Fevereiro de 2008 A Espanha alega que está alojando 100 mil imigrantes brasileiros, 60% deles em situação irregular, e reforça o controle de entrada para cidadãos do Brasil. O número de brasileiros barrados (foto) pela imigração espanhola aumenta 20 vezes — só neste mês, são 452. No ano inteiro, cerca de 2,8 mil brasileiros são retidos nos aeroportos da Espanha.

Junho de 2011 As normas espanholas de imigração são reforçadas, com a imposição de multa de até R$ 230 mil para quem der abrigo, comida e trabalho a estrangeiros sem documentação. A medida é criticada por organizações não governamentais, associações humanitárias e consulados.
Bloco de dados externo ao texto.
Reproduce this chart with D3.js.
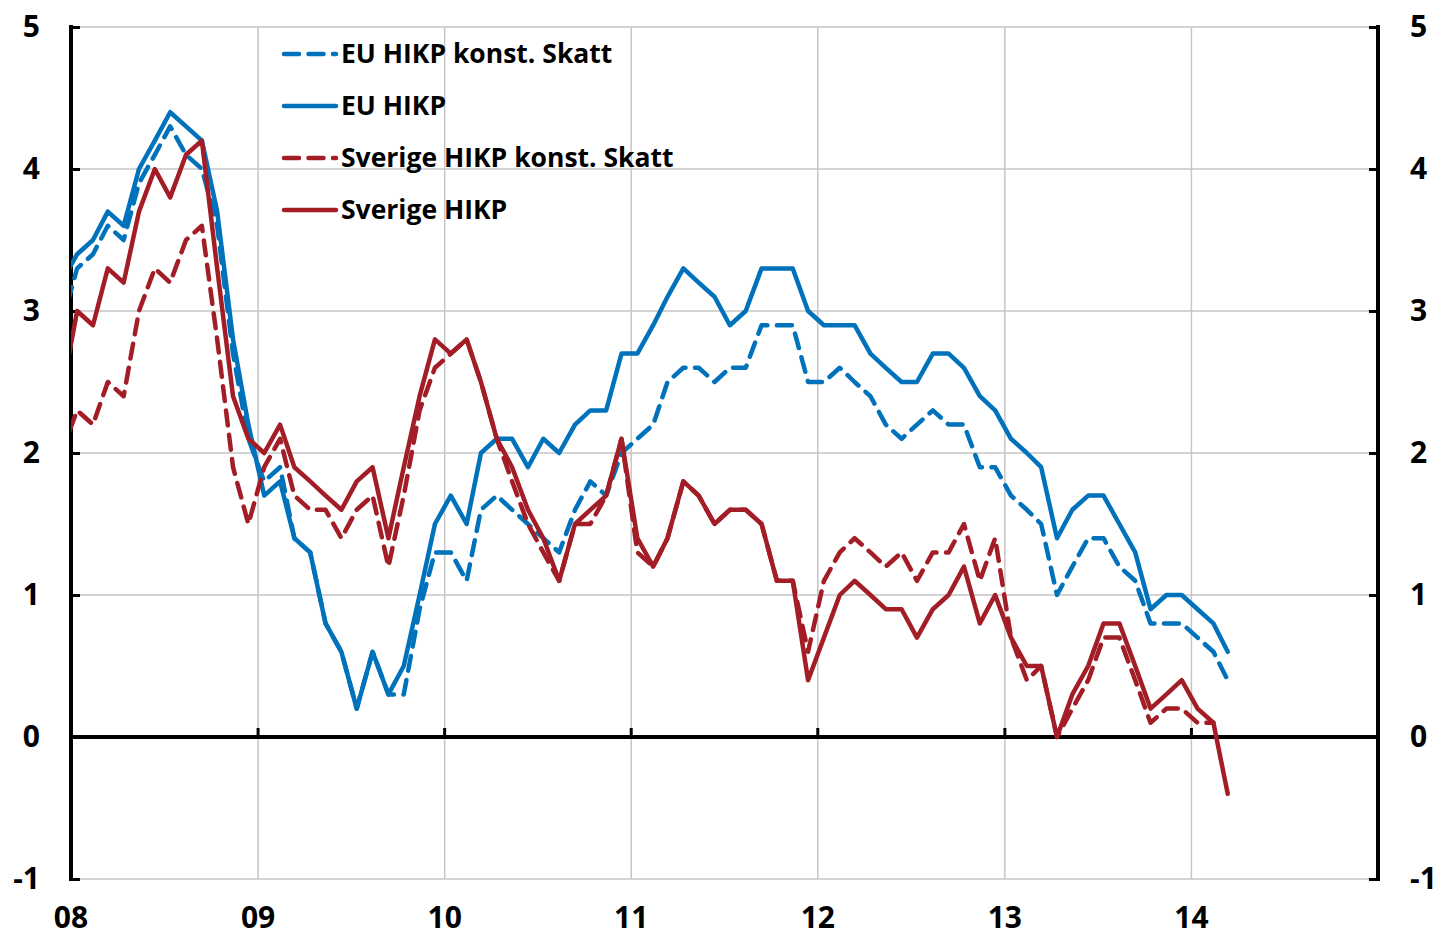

Fevereiro de 2012 O Brasil anuncia que adotará as mesmas medidas tomadas pela Espanha, em nome do princípio diplomático da reciprocidade, caso o país ibérico não mude o tratamento dispensado aos turistas brasileiros, que denunciam maus-tratos e condições precárias nos aeroportos ao serem impedidos de entrar na Espanha.

Março de 2012 Dionísia Rosa da Silva, 77 anos, é barrada no Aeroporto de Barajas, em Madri. A idosa havia chegado acompanhada da neta, Amanda de Oliveira, mas foi retida por não ter a carta-convite, documento exigido a brasileiros que chegam à Espanha para se hospedar na casa de familiares ou amigos. Ela ficou três dias no aeroporto até ser repatriada.

Abril de 2012 Entram em vigor as medidas de reciprocidade anunciadas em fevereiro. Para entrar no Brasil, turistas espanhóis passam a ter de apresentar passagem de volta, reserva de hotel ou carta-convite (em caso de hospedagem em residência) e cartão de crédito com a última fatura para comprovar que o turista dispõe de, no mínimo, R$ 170 para gastar por dia de permanência. Nesse período, 31 espanhóis são barrados nos aeroportos brasileiros. A Espanha anuncia que vai "suavizar" as exigências de imigração.